# NY SAFE ACT Startes today



## biobacon (Aug 20, 2012)

Heads up Safe ACT starts today. No one from NY as sent me any mags so I assume a bunch of you have been doing some digging. LOL

Want some info from their website? 
_The SAFE Act prevents criminals and the dangerously mentally ill from buying guns, cracks down on illegal guns and bans only the most dangerous assault weapons. The SAFE Act protects law- abiding citizens right to bear arms and does not restrict New Yorkers' ability to buy, sell, keep or use their guns_.

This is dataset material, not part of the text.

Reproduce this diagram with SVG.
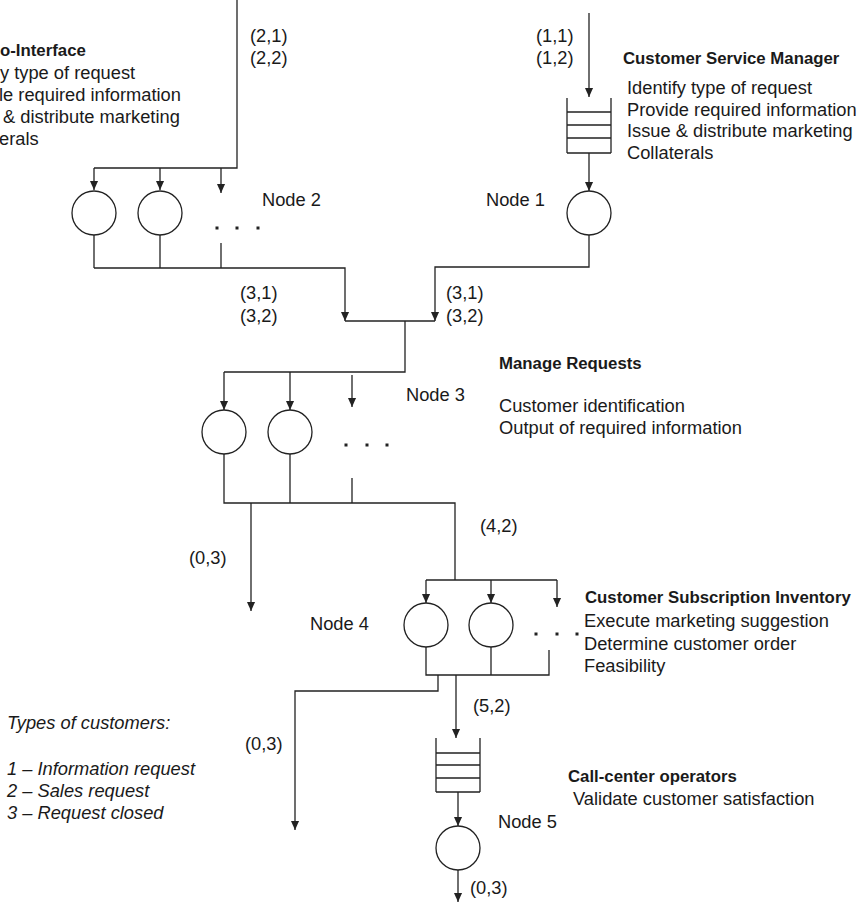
<svg xmlns="http://www.w3.org/2000/svg" width="862" height="904" viewBox="0 0 862 904">
  <defs>
    <marker id="arrow" viewBox="0 0 10 10" refX="10" refY="5" markerWidth="9" markerHeight="9" markerUnits="userSpaceOnUse" orient="auto">
      <path d="M0,0.5 L10,5 L0,9.5 z" fill="#222"/>
    </marker>
    <style>
      .ln { fill: none; stroke: #222; stroke-width: 1.3; }
      .arr { fill: none; stroke: #222; stroke-width: 1.3; marker-end: url(#arrow); }
      .srv { fill: #fff; stroke: #222; stroke-width: 1.3; }
      .q { fill: none; stroke: #222; stroke-width: 1.3; }
      .dot { fill: #222; }
      text { font-family: "Liberation Sans", Arial, sans-serif; font-size: 18.3px; fill: #1a1a1a; }
      .t { font-weight: bold; font-size: 16.8px; }
      .lg { font-style: italic; font-size: 18.3px; }
    </style>
  </defs>
  <rect width="862" height="904" fill="#fff"/>

  <!-- connectors -->
  <g id="connectors">
    <!-- into node 2 -->
    <path class="ln" d="M237,0 V168 H94"/>
    <path class="arr" d="M94,168 V190"/>
    <path class="arr" d="M160,168 V190"/>
    <path class="arr" d="M221,168 V193"/>
    <!-- node 2 outputs to junction -->
    <path class="ln" d="M94,235 V268"/>
    <path class="ln" d="M160,235 V268"/>
    <path class="ln" d="M221,243 V268"/>
    <path class="arr" d="M94,268 H345 V321"/>
    <!-- into node 1 -->
    <path class="arr" d="M589,13 V97"/>
    <path class="arr" d="M589,153 V191"/>
    <path class="arr" d="M589,235 V267 H435 V321"/>
    <!-- junction to node 3 -->
    <path class="ln" d="M345,321 H435"/>
    <path class="ln" d="M405,321 V372 H224"/>
    <path class="arr" d="M224,372 V410"/>
    <path class="arr" d="M290,372 V410"/>
    <path class="arr" d="M352,375 V407"/>
    <!-- node 3 outputs -->
    <path class="ln" d="M224,454 V503 H455 V580"/>
    <path class="ln" d="M290,454 V503"/>
    <path class="ln" d="M352,478 V503"/>
    <path class="arr" d="M251,503 V611"/>
    <!-- into node 4 -->
    <path class="ln" d="M426,580 H557"/>
    <path class="arr" d="M426,580 V603"/>
    <path class="arr" d="M491,580 V603"/>
    <path class="arr" d="M557,580 V607"/>
    <!-- node 4 outputs -->
    <path class="ln" d="M426,647 V675 H549 V650"/>
    <path class="ln" d="M491,647 V675"/>
    <path class="arr" d="M438,675 V691 H295 V830"/>
    <path class="arr" d="M456,675 V738"/>
    <!-- node 5 -->
    <path class="arr" d="M458,792 V826"/>
    <path class="arr" d="M458,870 V902"/>
  </g>

  <!-- routing labels -->
  <g id="routing-labels">
    <text x="250" y="41.5">(2,1)</text>
    <text x="250" y="63.5">(2,2)</text>
    <text x="536" y="41.5">(1,1)</text>
    <text x="536" y="63.5">(1,2)</text>
    <text x="240" y="298.5">(3,1)</text>
    <text x="240" y="321.5">(3,2)</text>
    <text x="446" y="298.5">(3,1)</text>
    <text x="446" y="321.5">(3,2)</text>
    <text x="480" y="531.5">(4,2)</text>
    <text x="189" y="563.5">(0,3)</text>
    <text x="245" y="749.5">(0,3)</text>
    <text x="473" y="711.5">(5,2)</text>
    <text x="470" y="893.5">(0,3)</text>
  </g>

  <!-- node 1: customer service manager -->
  <g id="node1">
    <path class="q" d="M567,98 V153 M611,98 V153 M567,112 H611 M567,125 H611 M567,138 H611 M567,153 H611"/>
    <circle class="srv" cx="589" cy="213" r="22"/>
    <text x="486" y="206">Node 1</text>
    <text class="t" x="623" y="64">Customer Service Manager</text>
    <text x="627" y="94">Identify type of request</text>
    <text x="627" y="115.5">Provide required information</text>
    <text x="627" y="137">Issue &amp; distribute marketing</text>
    <text x="627" y="158.5">Collaterals</text>
  </g>

  <!-- node 2: interface stations -->
  <g id="node2">
    <circle class="srv" cx="94" cy="213" r="22"/>
    <circle class="srv" cx="160" cy="213" r="22"/>
    <rect class="dot" x="215.5" y="226.5" width="3" height="3"/>
    <rect class="dot" x="235.5" y="226.5" width="3" height="3"/>
    <rect class="dot" x="256.5" y="226.5" width="3" height="3"/>
    <text x="262" y="206">Node 2</text>
    <text class="t" x="0" y="56">o-Interface</text>
    <text x="0" y="79">y type of request</text>
    <text x="-1" y="101">le required information</text>
    <text x="3" y="123">&amp; distribute marketing</text>
    <text x="-1" y="145">erals</text>
  </g>

  <!-- node 3: manage requests -->
  <g id="node3">
    <circle class="srv" cx="224" cy="432" r="22"/>
    <circle class="srv" cx="290" cy="432" r="22"/>
    <rect class="dot" x="344.5" y="443.5" width="3" height="3"/>
    <rect class="dot" x="365.5" y="443.5" width="3" height="3"/>
    <rect class="dot" x="385.5" y="443.5" width="3" height="3"/>
    <text x="406" y="401">Node 3</text>
    <text class="t" x="499" y="369">Manage Requests</text>
    <text x="499" y="411.5">Customer identification</text>
    <text x="499" y="433.5">Output of required information</text>
  </g>

  <!-- node 4: customer subscription inventory -->
  <g id="node4">
    <circle class="srv" cx="426" cy="625" r="22"/>
    <circle class="srv" cx="491" cy="625" r="22"/>
    <rect class="dot" x="534.5" y="632.5" width="3" height="3"/>
    <rect class="dot" x="555.5" y="632.5" width="3" height="3"/>
    <rect class="dot" x="575.5" y="632.5" width="3" height="3"/>
    <text x="310" y="629.5">Node 4</text>
    <text class="t" x="585" y="603">Customer Subscription Inventory</text>
    <text x="584" y="626.5">Execute marketing suggestion</text>
    <text x="584" y="649.5">Determine customer order</text>
    <text x="584" y="671.5">Feasibility</text>
  </g>

  <!-- node 5: call-center operators -->
  <g id="node5">
    <path class="q" d="M436,738 V792 M480,738 V792 M436,753 H480 M436,765 H480 M436,778 H480 M436,792 H480"/>
    <circle class="srv" cx="458" cy="848" r="22"/>
    <text x="498" y="827.5">Node 5</text>
    <text class="t" x="568" y="782">Call-center operators</text>
    <text x="573" y="804.5">Validate customer satisfaction</text>
  </g>

  <!-- legend -->
  <g id="legend">
    <text class="lg" x="7" y="728.5">Types of customers:</text>
    <text class="lg" x="7" y="774.5">1 – Information request</text>
    <text class="lg" x="7" y="796.5">2 – Sales request</text>
    <text class="lg" x="7" y="818.5">3 – Request closed</text>
  </g>
</svg>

_A: Most guns that are used for hunting are not assault weapons and are not affected by this law. Typical shotguns and hunting rifles are exempt as the law specifies military style assault weapons by design characteristics. For example, any pump, lever, or bolt action rifle or shotgun cannot be an assault weapon. To confirm that your rifle is not an assault weapon and to see common models and characteristics click here . To confirm that your shotgun is not an assault weapon and to see common models and characteristics click here ._

_A: No. If you modify your gun so that it is not an assault weapon, you do not have to register it. The modification must be permanent however. This includes, for example, removing the bayonet lug by cutting or grinding, grinding off the threads on the barrel, removing the foregrip so that it cannot be readily reattached, or any change that cannot be reversed through reasonable means._

_While at a recognized range, whether you are there for recreation or for participating in shooting competitions, you may load the full ten rounds into any magazine you have. Starting on April 15, 2013, you are limited to putting 7 rounds in the magazine in all other locations. _

Why are they so fearful of a bayonet?


----------



## biobacon (Aug 20, 2012)

The SAFE Act protects law- abiding citizens right to bear arms and does not restrict New Yorkers' ability to buy, sell, keep or use their guns

Well accept for registering, modifying, and charging their mags at 70% capacity I suppose not.


----------



## Jimthewagontraveler (Feb 8, 2012)

I dont get it why would anyone be upset with limiting any kind of weapon owned by someone living in a penal colony?


----------



## Guardian (Jan 17, 2012)

Actually last I heard today the ammunition portion was set back again. The Supreme Court struck down the the seven round limit already but upheld the rest. Registration (Confiscation) begins sometime in April. Hope they manage to vote the clown out come November because its gonna be a long fight... :club:


----------